- Italian theatrical release poster
- Directed by: Antonio Margheriti
- Written by: Tonino Valerii; Anthony Dawson;
- Story by: Ernesto Gastaldi
- Produced by: Felice Testa Gay
- Starring: Barbara Steele; George Ardisson; Halina Zalewska;
- Cinematography: Riccardo Pallottini
- Edited by: Mario Serandrei
- Music by: Carlo Rustichelli
- Production company: Cinegai S.p.A.
- Distributed by: U.N.I.D.I.S. (Italy)
- Release date: December 30, 1964 (Italy);
- Running time: 100 minutes
- Country: Italy
- Box office: ₤321 million

= The Long Hair of Death =

The Long Hair of Death (I lunghi capelli della morte) is a 1964 Italian horror film directed by Antonio Margheriti. It stars British actress Barbara Steele in the roles of Helen Rochefort and Mary, Italian actor George Ardisson as Kurt Humboldt, and Polish actress Halina Zalewska in a dual role as Adele Karnstein and her daughter Lisabeth. It is set in a 15th-century feudal castle, and the nearby village.

==Plot==
In a 15th-century feudal village, Adele Karnstein is accused of witchcraft and burned at the stake. Her beautiful older daughter Helen knows the real reason for the execution is Count Franz Humboldt's sexual desire for her mother. After confronting the count, he kills Helen. Adele's younger daughter, Lisabeth, is taken to live in the Humboldt castle. When she grows up Lisabeth is forced to marry the count's worthless son, Kurt. A horrible and deadly plague sweeps the land. During a thunderstorm, a mysterious woman appears named Mary, strongly resembling Helen. In an atmosphere of cruelty, superstition, sexuality, and the plague's scourge, Mary begins to avenge Adele's death.

==Production==
The Long Hair of Death was written by Ernesto Gastaldi and Tonino Valerii. Gastaldi told Tim Lucas that Valerii had attempted to start his career as a director with the film, but that the producer had Antonio Margheriti chosen. Gastaldi also stated that the producer did not have Valerii direct as he had no experience at that time.
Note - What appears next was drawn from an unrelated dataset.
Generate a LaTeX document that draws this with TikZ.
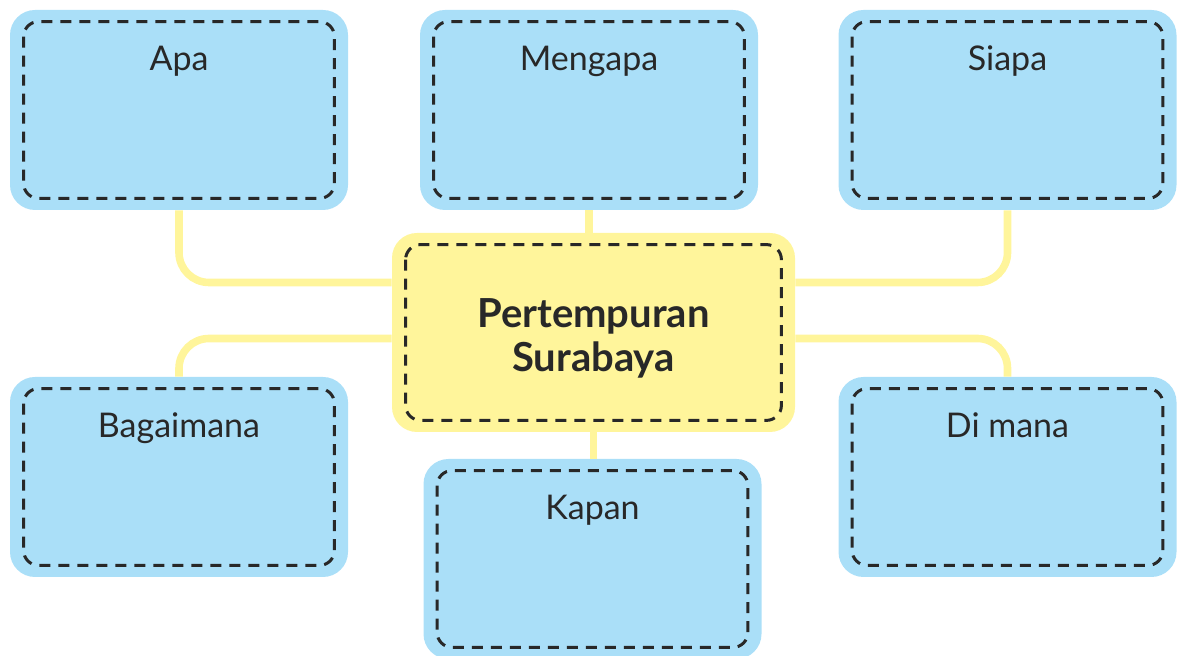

Most of the production was shot at Massimo Castle in Arsoli.

==Release==
Produced by Felice Testa Gay's company Cinegai S.p.A., I lunghi capelli della morte was released in Italy on December 30, 1964, through the distributor U.N.I.D.I.S. It grossed a total of 321 million Italian lira on its theatrical release.

The film was released on DVD in the United States by East West Entertainment, as a double feature with Terror-Creatures from the Grave, and through the Midnight Choir label as a double feature with An Angel for Satan. In 2014, it was released on Blu-ray in the United States by Raro Video.

==Reception==
In a contemporary review, the Monthly Film Bulletin found the film was "erratically scripted, unusually clumsily dubbed, and sagging badly in the middle"
it still had "enough good sequences to lift it well out of the rut" and was "a pleasingly atmospheric Gothic tale". The review compared Margheriti to Mario Bava, stating that he "hasn't quite the same gift as Bava for this sort of thing" but still "acquits himself creditably". The review also praised the acting of Halina Zalewska and Barbara Steele finding the latter to be "her usual extraordinary self".

In retrospective reviews, the film was called a "superior monochrome gothic". Roberto Curti, author of Italian Gothic Horror Films felt the film was not as strong as Margheriti's Danza macabara (Castle of Blood). Margheriti himself stated that he did not like the film, because he felt the script and story were of poor quality.Video Librarian referred to the film as a "minor classic of Gothic horror" noting that it was "short on traditional horror set pieces (and plot)" but "boasts plenty of lovely imagery and ominous atmosphere."